What do we do, in practical terms? We work with schools. We go to secondary schools and engage pupils in discussions about what do they see relevant in the different faith traditions. That kind of answers their questions where they are now. And that is topical – they talked about ISIS, and how that issue is affecting them, they talked about their own problems there, if they have any. So that’s one piece – schools.
Another piece is working with the city. We are connected with the local authorities and whatever events happen in the city, sometimes we’re part of it. We gather together and participate in different events. Our platform is important or the city because we offer an outreach to communities that otherwise would be difficult for the city to get out to. So, we facilitate that connection and engagement between city and different faith communities. It works for the faith communities, because they have, again, this platform where they can raise their issues. So, whatever concerns they have, it’s easy to air them and bring them over to the cities.

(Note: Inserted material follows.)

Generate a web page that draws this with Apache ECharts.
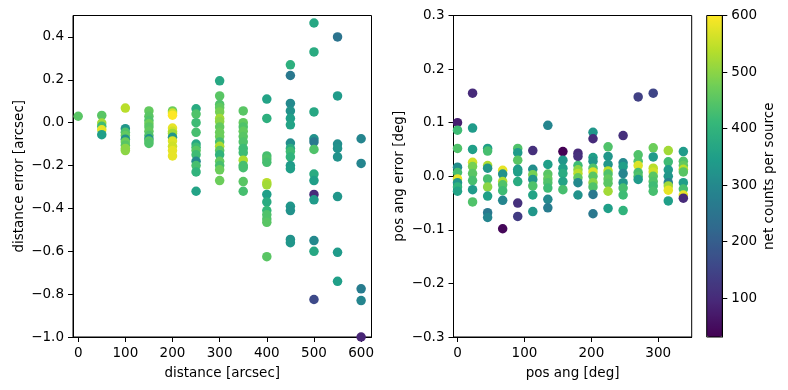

Q: What is the motivation of the municipality to support interfaith dialogue? A: First of all, they want to ensure that communities are getting along with each other, that services reach out to everybody, that whatever policies and by-laws they have, they adhere to. In a city where people get with each other, where the public square is equally shared and used, then you will have a population that’s relatively ok and happy. That prevents conflict and other forms of distress in the community.
Q: We live in digital age. Is it still important for people to talk face to face? A: This network wouldn’t exist if we didn’t talk to each other. We talk to each other at our meetings, we go and visit each other’s places of worship on a regular basis – we go to mosques, we go to churches, we go to temples, we go to gurdwaras… We go, and people talk to us about themselves very informally. They talk to us about their traditions, they talk to us about whatever else matters… We talk over cups of tea (we do drink tea), we talk about ourselves, our families. So, over the years, people have become friends.
Yes, I would not underestimate the importance of sitting down and talk – whether it’s about a soccer match or a very relevant issue, that concerns my community, or yours… But talking face to face is crucial, is vital.